Which is, don’t get me wrong, very, very sweet. We had a great time.
But I was determined not to use it as an excuse to keep eating things I suspect affect Ada, and some of which I know affect me.
For instance, a certain brand of gluten free bread that I love tests to 12ppm of gluten. When we get it, I can’t keep my hands off of it (a sign its got gluten) and I have ringing ears and am slightly irritable the next day.
So, instead of taking that and some jelly and earth balance… my breakfast staple before I realized all these trace glutens were adding up, I took a bag of sweet potatoes.
I made sure the room had a kitchenette so we weren’t eating out all the time. I took our own pan, glass pan for baking and spatula. I was not going to let a trip deter me! Also… having Ada NOT reacting to a food is important for us being able to drive back without many tears. And we did! We made it the entire way without stopping!
That was also due in part to us upgrading her to a convertible seat, still rear-facing of course, from the infant seat. She seems so much happier now even on short trips, and can sit up more and play with Azita.
When we left Saturday she was VERY rashy and reacting to a food, but we made it. By the time we got back she was barely reacting and napping well, so I feel pretty good about my ability to keep us clean while traveling. Had we eaten out every meal, I doubt this would have happened.
We did go to a local health food store and Payman got some GF bread for him and Azita, but I didn’t have any of it. I did cave on the GF rice tortilla chips though. Those are awesomely awesome.
I don’t get to enjoy the beach quite the way I could before I had no kids, or even one kid, but I’m totally okay with that. I didn’t swim in the ocean, but walks along the beach with the baby in the sling do it for me. I just find the waves and breeze ridiculously relaxing.

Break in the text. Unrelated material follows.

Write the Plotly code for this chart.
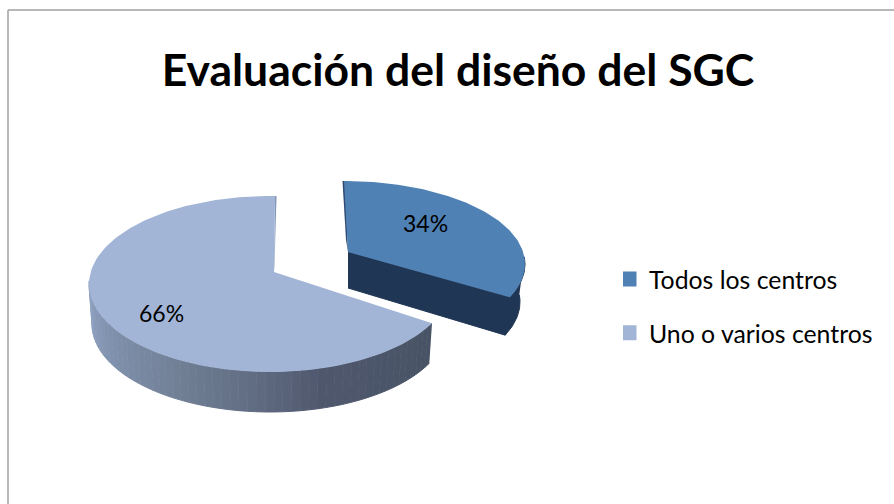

One morning, I turned to Payman, as I was stuck in bed so Ada didn’t wake up, and said,”When they are 5 and 7 I am going to the beach in the morning by myself and swimming and doing yoga and you are keeping the kids and not complaining.”
Of course, he smiled and said he wouldn’t complain.
Our last night there, Azita had passed out in exhaustion from going to the pool with Payman, and I took Ada and just walked the beach with her. I sang her this quote to help her relax for bed time… it seemed fitting:
O wayfarer in the path of God! Take thou thy portion of the ocean of His grace, and deprive not thyself of the things that lie hidden in its depths. Be thou of them that have partaken of its treasures. A dewdrop out of this ocean would, if shed upon all that are in the heavens and on the earth, suffice to enrich them with the bounty of God, the Almighty, the All-Knowing, the All-Wise.
I take this quote to heart in our parenting… I think we are just trying to take our portion and share it with our kids to make the world a happier place. We don’t all know exactly what our portion is all the time, but I think some days its patience I’m being given to handle the kids when things don’t go my way. Other times it’s gratefulness that we get to live where we do with heat and A/C and more than enough food. Some days it creativity to make music and art.
The ability to choose to be happy about what I have in life, eventhough its not all perfect, is part of the ocean of grace that I think I’ve been given.